D&D Unearthed Arcana: Three-Pillar Experience

Aug 8, 2017 11:02 am
Latest UA article: Three-Pillar Experience

"Three pillars of adventuring make up the D&D game: exploration, social interaction, and combat. But when it comes to earning experience, the combat pillar often supports most of the game’s weight."

"With all three pillars in mind, Mike Mearls presents an alternative system for awarding experience points, offering a streamlined XP process based in equal part on defeating monsters, exploring dangerous sites to claim the magic and wealth found there, and interacting with NPCs to shape the flow of the campaign."


Discuss.
Aug 8, 2017 11:28 am
Can't wait to read through this and see what he proposes, but I'm still drawn to the way I do levelling, to borrow his language. The core experience that makes up any game of DnD is storytelling, with this experience in mind the simplest way to award experience is to allow the characters to develope whenever the plot demands them to...

Post reading edit:
Interesting, seems like the leveling system is a lot more fluid, and also more fast passed, on a quick back of hand calculation the encounters per level ratio becomes increasingly more favourable at higher and higher levels. Might be interesting to give it a go on play by post considering how often at least one of the 'pillars' are neglected by necessity.
Last edited August 8, 2017 11:35 am
Aug 8, 2017 11:48 am
I do like that it actually gives guidelines on how to award XP for exploration and social interaction. This was something that was sorely lacking in the base rules. Other than that, I'll probably just stick with Milestone :)
Aug 8, 2017 6:46 pm
Oohhh this looks interesting.

Exploration
TL;DR: 10 XP for discovering locations or items appropriate to your tier, +10 XP more per additional higher tier.

Social Interaction
TL;DR: 10 XP for converting or allying NPCs relevant to your tier, +10 XP more per additional higher tier.

Murder Hobos (Combat)
TL;DR: 5 XP for defeating a monster, +10 XP if its CR is twice your level and only 2 XP if it is half your level.

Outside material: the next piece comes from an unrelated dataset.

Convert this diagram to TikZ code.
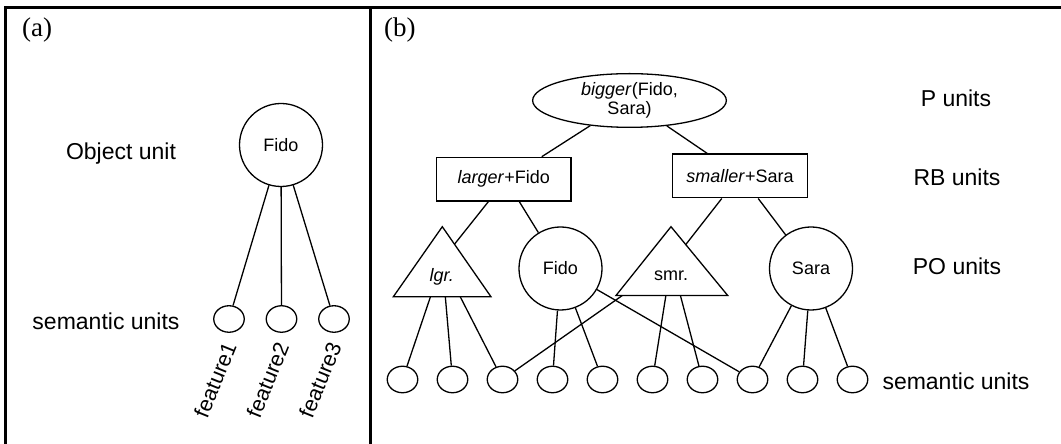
\documentclass[tikz,border=0pt]{standalone}
\usepackage{fontspec}
\setmainfont{Liberation Sans}
\newfontfamily\serifpanel{Liberation Serif}
\usetikzlibrary{shapes.geometric,calc}
\begin{document}
\begin{tikzpicture}[x=1pt,y=1pt,
  unit/.style={draw,line width=1.3pt,inner sep=0pt},
  bigcirc/.style={unit,circle,minimum size=83pt,font=\fontsize{18}{20}\selectfont},
  sem/.style={unit,ellipse,minimum width=30.5pt,minimum height=26.5pt},
  rbbox/.style={unit,rectangle,minimum width=134.7pt,minimum height=43.7pt,font=\fontsize{18}{20}\selectfont},
  lab/.style={font=\fontsize{23}{26}\selectfont,anchor=base,inner sep=0pt},
  feat/.style={font=\fontsize{21.5}{24}\selectfont,anchor=east,rotate=68,inner sep=0pt},
  conn/.style={line width=1.3pt},
  framestyle/.style={line width=3pt},
  panel/.style={font=\serifpanel\fontsize{27}{30}\selectfont,anchor=base west,inner sep=0pt},
  nodetext/.style={font=\fontsize{18}{20}\selectfont,inner sep=0pt}
]
\useasboundingbox (0,0) rectangle (1061,444);
% frame
\draw[framestyle] (5.5,-2) -- (5.5,436) -- (1063,436);
\draw[framestyle] (370.5,436) -- (370.5,-2);

% ---------- panel (a)
\node[panel] (pa) at (22,407) {(a)};
\node[lab] (objlab) at (121,284) {Object unit};
\node[bigcirc] (fidoA) at (281,299) {Fido};
\node[sem] (f1) at (229,125) {};
\node[sem] (f2) at (281.5,125) {};
\node[sem] (f3) at (334,125) {};
\node[lab] (semA) at (106,114) {semantic units};
\node[feat] (t1) at (230,101) {feature1};
\node[feat] (t2) at (282.5,101) {feature2};
\node[feat] (t3) at (335,101) {feature3};
\draw[conn] (fidoA) -- (f1);
\draw[conn] (fidoA) -- (f2);
\draw[conn] (fidoA) -- (f3);

% ---------- panel (b)
\node[panel] (pb) at (384,407) {(b)};
\node[unit,ellipse,minimum width=193.7pt,minimum height=53.7pt,align=center,
      font=\fontsize{18}{19.5}\selectfont] (bigger) at (629.5,343.5) {\textit{bigger}(Fido,\\Sara)};
\node[rbbox] (larger) at (503.7,264.8) {\textit{larger}+Fido};
\node[rbbox] (smaller) at (740,268) {\textit{smaller}+Sara};

% triangles
\coordinate (lgrT) at (442.3,217.3);
\coordinate (lgrL) at (393.3,147.2);
\coordinate (lgrR) at (491,147.2);
\coordinate (lgrC) at (442.3,182.3);
\draw[conn] (lgrT) -- (lgrL) -- (lgrR) -- cycle;
\node[nodetext] (lgr) at (441.7,167.3) {\textit{lgr.}};

\coordinate (smrT) at (671,217.3);
\coordinate (smrL) at (616,148.5);
\coordinate (smrR) at (727.7,148.5);
\coordinate (smrC) at (671.4,182.9);
\draw[conn] (smrT) -- (smrL) -- (smrR) -- cycle;
\node[nodetext] (smr) at (671,168) {smr.};

\node[bigcirc] (fidoB) at (560.5,175.5) {Fido};
\node[bigcirc] (sara) at (811,175.5) {Sara};

\foreach \i in {1,...,10} \node[sem] (e\i) at ({352.5+50*\i},64.5) {};

% labels
\node[lab] (plab) at (956,337) {P units};
\node[lab] (rblab) at (957,258) {RB units};
\node[lab] (polab) at (957,169) {PO units};
\node[lab] (semB) at (956,54) {semantic units};

% connectors P -> RB
\draw[conn] ($(larger.north west)!0.78!(larger.north east)$) -- (bigger);
\draw[conn] ($(smaller.north west)!0.26!(smaller.north east)$) -- (bigger);
% RB -> PO
\coordinate (lgrHit) at ($(lgrT)!0.25!(lgrR)$);
\draw[conn] ($(larger.south west)!0.387!(larger.south east)$) -- (lgrHit);
\draw[conn] ($(larger.south west)!0.615!(larger.south east)$) -- (fidoB);
\coordinate (smrHit) at ($(smrT)!0.26!(smrR)$);
\draw[conn] ($(smaller.south west)!0.366!(smaller.south east)$) -- (smrHit);
\draw[conn] ($(smaller.south west)!0.634!(smaller.south east)$) -- (sara);
% PO -> semantic
\draw[conn] (intersection of lgrL--lgrR and lgrC--e1) -- (e1);
\draw[conn] (intersection of lgrL--lgrR and lgrC--e2) -- (e2);
\draw[conn] (intersection of lgrL--lgrR and lgrC--e3) -- (e3);
\draw[conn] (intersection of smrL--smrR and smrC--e3) -- (e3);
\draw[conn] (intersection of smrL--smrR and smrC--e6) -- (e6);
\draw[conn] (intersection of smrL--smrR and smrC--e7) -- (e7);
\draw[conn] (fidoB) -- (e4);
\draw[conn] (fidoB) -- (e5);
\draw[conn] (fidoB) -- (e8);
\draw[conn] (sara) -- (e8);
\draw[conn] (sara) -- (e9);
\draw[conn] (sara) -- (e10);
\end{tikzpicture}
\end{document}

The exploration tiers seem to fit quite well with the Western Marches game I'm running. At 10 XP per discovery, these can stack up pretty quickly if the party discoveres a cache of two or three major/magic items in an important new location. Just that cache alone would amount to 30-40% of a new level, which is right in line with balancing the three pillars.

Social vs Combat seem at odds with one another. Killing off an entire tribe of a few dozen goblins would net quite a lot of XP, while converting the leader of the tribe would just grant 10 XP or so. Seems to me that the core problem of D&D as a role playing game that focuses on combat is still there. Maybe I'm reading it wrong and the party would get XP for every goblin in the tribe if they convert the entire tribe? In that case, wow, double the XP for social vs combat - now social is worthwhile.